__WRITTEN EXERCISE__:
All entries should be output exactly as they stand.

__DATA EXCERPTS__:
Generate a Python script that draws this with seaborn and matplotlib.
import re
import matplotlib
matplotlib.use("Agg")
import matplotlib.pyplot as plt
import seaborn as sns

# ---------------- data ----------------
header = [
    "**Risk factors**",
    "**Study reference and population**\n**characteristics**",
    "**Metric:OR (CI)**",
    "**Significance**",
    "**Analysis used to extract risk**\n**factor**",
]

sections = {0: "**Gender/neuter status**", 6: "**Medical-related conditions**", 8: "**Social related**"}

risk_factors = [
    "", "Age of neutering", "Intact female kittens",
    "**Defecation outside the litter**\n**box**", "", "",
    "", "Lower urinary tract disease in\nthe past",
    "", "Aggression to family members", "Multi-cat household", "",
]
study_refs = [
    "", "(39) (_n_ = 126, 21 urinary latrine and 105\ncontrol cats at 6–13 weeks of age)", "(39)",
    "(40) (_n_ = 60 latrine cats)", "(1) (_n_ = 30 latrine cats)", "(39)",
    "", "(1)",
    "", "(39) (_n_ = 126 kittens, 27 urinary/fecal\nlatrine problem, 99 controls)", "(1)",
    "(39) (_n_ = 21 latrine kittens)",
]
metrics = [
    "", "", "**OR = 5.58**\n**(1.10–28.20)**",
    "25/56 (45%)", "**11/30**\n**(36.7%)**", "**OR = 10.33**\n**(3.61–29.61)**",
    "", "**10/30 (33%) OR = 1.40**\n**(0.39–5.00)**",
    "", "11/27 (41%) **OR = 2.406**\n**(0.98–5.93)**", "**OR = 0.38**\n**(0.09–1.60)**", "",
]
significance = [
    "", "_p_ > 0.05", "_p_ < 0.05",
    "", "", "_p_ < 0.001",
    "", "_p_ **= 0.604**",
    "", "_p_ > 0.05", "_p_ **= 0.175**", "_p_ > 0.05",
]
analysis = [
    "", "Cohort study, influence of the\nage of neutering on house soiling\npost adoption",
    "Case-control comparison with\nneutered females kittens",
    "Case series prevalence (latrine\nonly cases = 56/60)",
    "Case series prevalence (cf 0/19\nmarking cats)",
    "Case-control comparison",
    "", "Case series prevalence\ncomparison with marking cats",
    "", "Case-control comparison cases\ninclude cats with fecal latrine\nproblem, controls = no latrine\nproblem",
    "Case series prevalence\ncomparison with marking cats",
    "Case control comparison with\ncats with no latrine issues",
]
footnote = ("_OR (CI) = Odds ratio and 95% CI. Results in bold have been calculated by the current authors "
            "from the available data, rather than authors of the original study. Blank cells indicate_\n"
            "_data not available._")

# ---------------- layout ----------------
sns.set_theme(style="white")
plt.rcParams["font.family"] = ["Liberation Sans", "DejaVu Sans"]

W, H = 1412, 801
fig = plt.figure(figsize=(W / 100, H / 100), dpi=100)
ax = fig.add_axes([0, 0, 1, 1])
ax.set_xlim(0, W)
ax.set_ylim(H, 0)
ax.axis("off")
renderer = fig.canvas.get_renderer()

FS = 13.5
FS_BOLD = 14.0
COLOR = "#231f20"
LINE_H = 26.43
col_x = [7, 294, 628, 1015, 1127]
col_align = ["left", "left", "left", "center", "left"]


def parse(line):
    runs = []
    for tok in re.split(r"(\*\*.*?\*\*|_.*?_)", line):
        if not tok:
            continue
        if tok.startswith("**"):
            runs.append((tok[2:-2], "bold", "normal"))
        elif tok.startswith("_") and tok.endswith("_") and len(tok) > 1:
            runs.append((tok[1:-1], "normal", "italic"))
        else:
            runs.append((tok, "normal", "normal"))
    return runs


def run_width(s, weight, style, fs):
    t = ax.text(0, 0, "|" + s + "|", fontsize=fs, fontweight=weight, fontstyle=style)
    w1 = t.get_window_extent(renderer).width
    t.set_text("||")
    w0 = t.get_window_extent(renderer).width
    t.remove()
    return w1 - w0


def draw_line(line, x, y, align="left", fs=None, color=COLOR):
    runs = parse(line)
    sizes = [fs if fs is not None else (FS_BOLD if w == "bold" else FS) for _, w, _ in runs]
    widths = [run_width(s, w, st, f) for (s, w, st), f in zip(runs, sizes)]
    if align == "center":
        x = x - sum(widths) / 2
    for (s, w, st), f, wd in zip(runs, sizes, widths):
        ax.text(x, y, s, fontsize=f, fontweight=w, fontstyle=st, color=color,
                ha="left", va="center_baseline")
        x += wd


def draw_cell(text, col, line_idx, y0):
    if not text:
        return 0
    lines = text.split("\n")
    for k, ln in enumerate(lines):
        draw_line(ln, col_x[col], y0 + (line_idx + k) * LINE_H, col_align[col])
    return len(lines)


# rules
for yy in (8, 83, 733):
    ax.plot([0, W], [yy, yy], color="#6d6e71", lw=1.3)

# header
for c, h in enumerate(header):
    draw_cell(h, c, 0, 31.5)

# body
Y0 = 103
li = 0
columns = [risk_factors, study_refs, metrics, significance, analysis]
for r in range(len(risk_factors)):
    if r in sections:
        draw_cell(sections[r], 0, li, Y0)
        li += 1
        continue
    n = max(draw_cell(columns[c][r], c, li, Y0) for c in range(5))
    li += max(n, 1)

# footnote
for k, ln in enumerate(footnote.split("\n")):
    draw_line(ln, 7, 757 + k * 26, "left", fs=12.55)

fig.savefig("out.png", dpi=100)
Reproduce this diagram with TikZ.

__WRITTEN SOLUTION__:
Generate a Python script that draws this with seaborn and matplotlib.
import re
import matplotlib
matplotlib.use("Agg")
import matplotlib.pyplot as plt
import seaborn as sns

# ---------------- data ----------------
header = [
    "**Risk factors**",
    "**Study reference and population**\n**characteristics**",
    "**Metric:OR (CI)**",
    "**Significance**",
    "**Analysis used to extract risk**\n**factor**",
]

sections = {0: "**Gender/neuter status**", 6: "**Medical-related conditions**", 8: "**Social related**"}

risk_factors = [
    "", "Age of neutering", "Intact female kittens",
    "**Defecation outside the litter**\n**box**", "", "",
    "", "Lower urinary tract disease in\nthe past",
    "", "Aggression to family members", "Multi-cat household", "",
]
study_refs = [
    "", "(39) (_n_ = 126, 21 urinary latrine and 105\ncontrol cats at 6–13 weeks of age)", "(39)",
    "(40) (_n_ = 60 latrine cats)", "(1) (_n_ = 30 latrine cats)", "(39)",
    "", "(1)",
    "", "(39) (_n_ = 126 kittens, 27 urinary/fecal\nlatrine problem, 99 controls)", "(1)",
    "(39) (_n_ = 21 latrine kittens)",
]
metrics = [
    "", "", "**OR = 5.58**\n**(1.10–28.20)**",
    "25/56 (45%)", "**11/30**\n**(36.7%)**", "**OR = 10.33**\n**(3.61–29.61)**",
    "", "**10/30 (33%) OR = 1.40**\n**(0.39–5.00)**",
    "", "11/27 (41%) **OR = 2.406**\n**(0.98–5.93)**", "**OR = 0.38**\n**(0.09–1.60)**", "",
]
significance = [
    "", "_p_ > 0.05", "_p_ < 0.05",
    "", "", "_p_ < 0.001",
    "", "_p_ **= 0.604**",
    "", "_p_ > 0.05", "_p_ **= 0.175**", "_p_ > 0.05",
]
analysis = [
    "", "Cohort study, influence of the\nage of neutering on house soiling\npost adoption",
    "Case-control comparison with\nneutered females kittens",
    "Case series prevalence (latrine\nonly cases = 56/60)",
    "Case series prevalence (cf 0/19\nmarking cats)",
    "Case-control comparison",
    "", "Case series prevalence\ncomparison with marking cats",
    "", "Case-control comparison cases\ninclude cats with fecal latrine\nproblem, controls = no latrine\nproblem",
    "Case series prevalence\ncomparison with marking cats",
    "Case control comparison with\ncats with no latrine issues",
]
footnote = ("_OR (CI) = Odds ratio and 95% CI. Results in bold have been calculated by the current authors "
            "from the available data, rather than authors of the original study. Blank cells indicate_\n"
            "_data not available._")

# ---------------- layout ----------------
sns.set_theme(style="white")
plt.rcParams["font.family"] = ["Liberation Sans", "DejaVu Sans"]

W, H = 1412, 801
fig = plt.figure(figsize=(W / 100, H / 100), dpi=100)
ax = fig.add_axes([0, 0, 1, 1])
ax.set_xlim(0, W)
ax.set_ylim(H, 0)
ax.axis("off")
renderer = fig.canvas.get_renderer()

FS = 13.5
FS_BOLD = 14.0
COLOR = "#231f20"
LINE_H = 26.43
col_x = [7, 294, 628, 1015, 1127]
col_align = ["left", "left", "left", "center", "left"]


def parse(line):
    runs = []
    for tok in re.split(r"(\*\*.*?\*\*|_.*?_)", line):
        if not tok:
            continue
        if tok.startswith("**"):
            runs.append((tok[2:-2], "bold", "normal"))
        elif tok.startswith("_") and tok.endswith("_") and len(tok) > 1:
            runs.append((tok[1:-1], "normal", "italic"))
        else:
            runs.append((tok, "normal", "normal"))
    return runs


def run_width(s, weight, style, fs):
    t = ax.text(0, 0, "|" + s + "|", fontsize=fs, fontweight=weight, fontstyle=style)
    w1 = t.get_window_extent(renderer).width
    t.set_text("||")
    w0 = t.get_window_extent(renderer).width
    t.remove()
    return w1 - w0


def draw_line(line, x, y, align="left", fs=None, color=COLOR):
    runs = parse(line)
    sizes = [fs if fs is not None else (FS_BOLD if w == "bold" else FS) for _, w, _ in runs]
    widths = [run_width(s, w, st, f) for (s, w, st), f in zip(runs, sizes)]
    if align == "center":
        x = x - sum(widths) / 2
    for (s, w, st), f, wd in zip(runs, sizes, widths):
        ax.text(x, y, s, fontsize=f, fontweight=w, fontstyle=st, color=color,
                ha="left", va="center_baseline")
        x += wd


def draw_cell(text, col, line_idx, y0):
    if not text:
        return 0
    lines = text.split("\n")
    for k, ln in enumerate(lines):
        draw_line(ln, col_x[col], y0 + (line_idx + k) * LINE_H, col_align[col])
    return len(lines)


# rules
for yy in (8, 83, 733):
    ax.plot([0, W], [yy, yy], color="#6d6e71", lw=1.3)

# header
for c, h in enumerate(header):
    draw_cell(h, c, 0, 31.5)

# body
Y0 = 103
li = 0
columns = [risk_factors, study_refs, metrics, significance, analysis]
for r in range(len(risk_factors)):
    if r in sections:
        draw_cell(sections[r], 0, li, Y0)
        li += 1
        continue
    n = max(draw_cell(columns[c][r], c, li, Y0) for c in range(5))
    li += max(n, 1)

# footnote
for k, ln in enumerate(footnote.split("\n")):
    draw_line(ln, 7, 757 + k * 26, "left", fs=12.55)

fig.savefig("out.png", dpi=100)
Reproduce this diagram with TikZ.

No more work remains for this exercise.